TASK OBJECTIVE :: Write out the entire listing below exactly, with the pictures left out.

-- begin --

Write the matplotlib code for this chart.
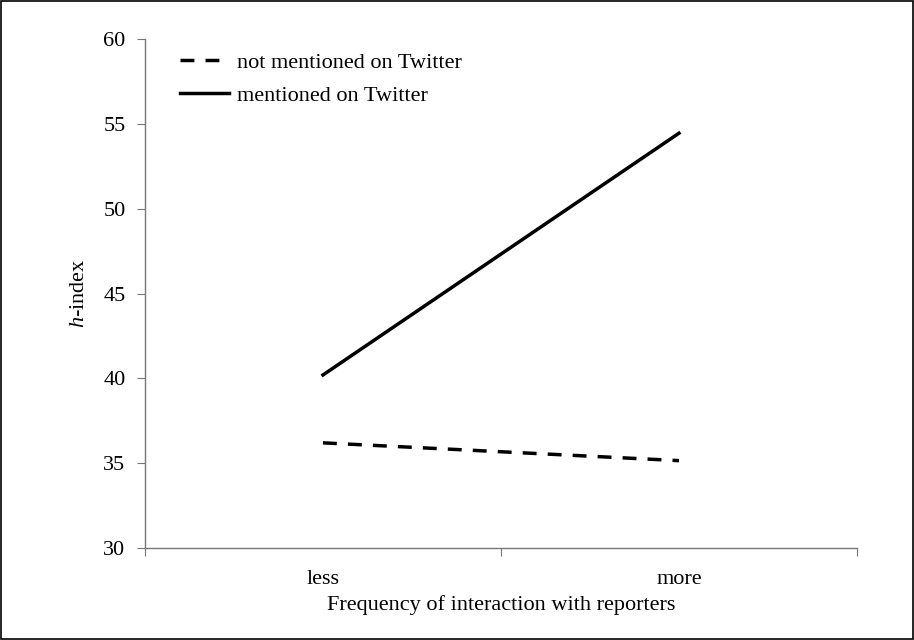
import matplotlib
matplotlib.use("Agg")
import matplotlib.pyplot as plt
from matplotlib.patches import Rectangle

plt.rcParams["font.family"] = ["Liberation Serif", "DejaVu Serif"]
plt.rcParams["mathtext.fontset"] = "custom"
plt.rcParams["mathtext.rm"] = "Liberation Serif"
plt.rcParams["mathtext.it"] = "Liberation Serif:italic"

categorias = ["less", "more"]
nao_mencionado = [36.2, 35.15]
mencionado = [40.2, 54.45]
ticks_y = [30, 35, 40, 45, 50, 55, 60]

fig = plt.figure(figsize=(9.14, 6.4), dpi=100)
ax = fig.add_axes([0.1586, 0.1437, 0.7790, 0.7953])

posicoes = [0.5, 1.5]
ax.plot(posicoes, nao_mencionado, color="black", linestyle=(0, (4.0, 3.2)),
        linewidth=2.5, label="not mentioned on Twitter")
ax.plot(posicoes, mencionado, color="black", linestyle="-",
        linewidth=2.5, label="mentioned on Twitter")

ax.set_xlim(0, 2)
ax.set_ylim(30, 60)
ax.set_yticks(ticks_y)
ax.set_xticks([0, 1, 2])
ax.set_xticklabels([])
ax.set_xticks(posicoes, minor=True)
ax.set_xticklabels(categorias, minor=True)
ax.tick_params(axis="x", which="minor", length=0, pad=16, labelsize=16)
ax.tick_params(axis="x", which="major", length=6, color="#777777", direction="out")
ax.tick_params(axis="y", length=6, color="#777777", direction="out", labelsize=16, pad=8)

for lado in ("top", "right"):
    ax.spines[lado].set_visible(False)
for lado in ("left", "bottom"):
    ax.spines[lado].set_color("#777777")
    ax.spines[lado].set_linewidth(1.0)

ax.set_xlabel("Frequency of interaction with reporters", fontsize=16, labelpad=4)
ax.set_ylabel("$\\mathit{h}$-index", fontsize=16, labelpad=10)

ax.legend(loc="upper left", bbox_to_anchor=(0.021, 1.013), frameon=False,
          fontsize=16, handlelength=2.2, handletextpad=0.36, labelspacing=0.55)

fig.patches.append(Rectangle((0.001, 0.001), 0.998, 0.997, transform=fig.transFigure,
                             fill=False, edgecolor="black", linewidth=1.2))

fig.savefig("out.png", dpi=100)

-- end --

FINAL ANSWER ::
Write the matplotlib code for this chart.
import matplotlib
matplotlib.use("Agg")
import matplotlib.pyplot as plt
from matplotlib.patches import Rectangle

plt.rcParams["font.family"] = ["Liberation Serif", "DejaVu Serif"]
plt.rcParams["mathtext.fontset"] = "custom"
plt.rcParams["mathtext.rm"] = "Liberation Serif"
plt.rcParams["mathtext.it"] = "Liberation Serif:italic"

categorias = ["less", "more"]
nao_mencionado = [36.2, 35.15]
mencionado = [40.2, 54.45]
ticks_y = [30, 35, 40, 45, 50, 55, 60]

fig = plt.figure(figsize=(9.14, 6.4), dpi=100)
ax = fig.add_axes([0.1586, 0.1437, 0.7790, 0.7953])

posicoes = [0.5, 1.5]
ax.plot(posicoes, nao_mencionado, color="black", linestyle=(0, (4.0, 3.2)),
        linewidth=2.5, label="not mentioned on Twitter")
ax.plot(posicoes, mencionado, color="black", linestyle="-",
        linewidth=2.5, label="mentioned on Twitter")

ax.set_xlim(0, 2)
ax.set_ylim(30, 60)
ax.set_yticks(ticks_y)
ax.set_xticks([0, 1, 2])
ax.set_xticklabels([])
ax.set_xticks(posicoes, minor=True)
ax.set_xticklabels(categorias, minor=True)
ax.tick_params(axis="x", which="minor", length=0, pad=16, labelsize=16)
ax.tick_params(axis="x", which="major", length=6, color="#777777", direction="out")
ax.tick_params(axis="y", length=6, color="#777777", direction="out", labelsize=16, pad=8)

for lado in ("top", "right"):
    ax.spines[lado].set_visible(False)
for lado in ("left", "bottom"):
    ax.spines[lado].set_color("#777777")
    ax.spines[lado].set_linewidth(1.0)

ax.set_xlabel("Frequency of interaction with reporters", fontsize=16, labelpad=4)
ax.set_ylabel("$\\mathit{h}$-index", fontsize=16, labelpad=10)

ax.legend(loc="upper left", bbox_to_anchor=(0.021, 1.013), frameon=False,
          fontsize=16, handlelength=2.2, handletextpad=0.36, labelspacing=0.55)

fig.patches.append(Rectangle((0.001, 0.001), 0.998, 0.997, transform=fig.transFigure,
                             fill=False, edgecolor="black", linewidth=1.2))

fig.savefig("out.png", dpi=100)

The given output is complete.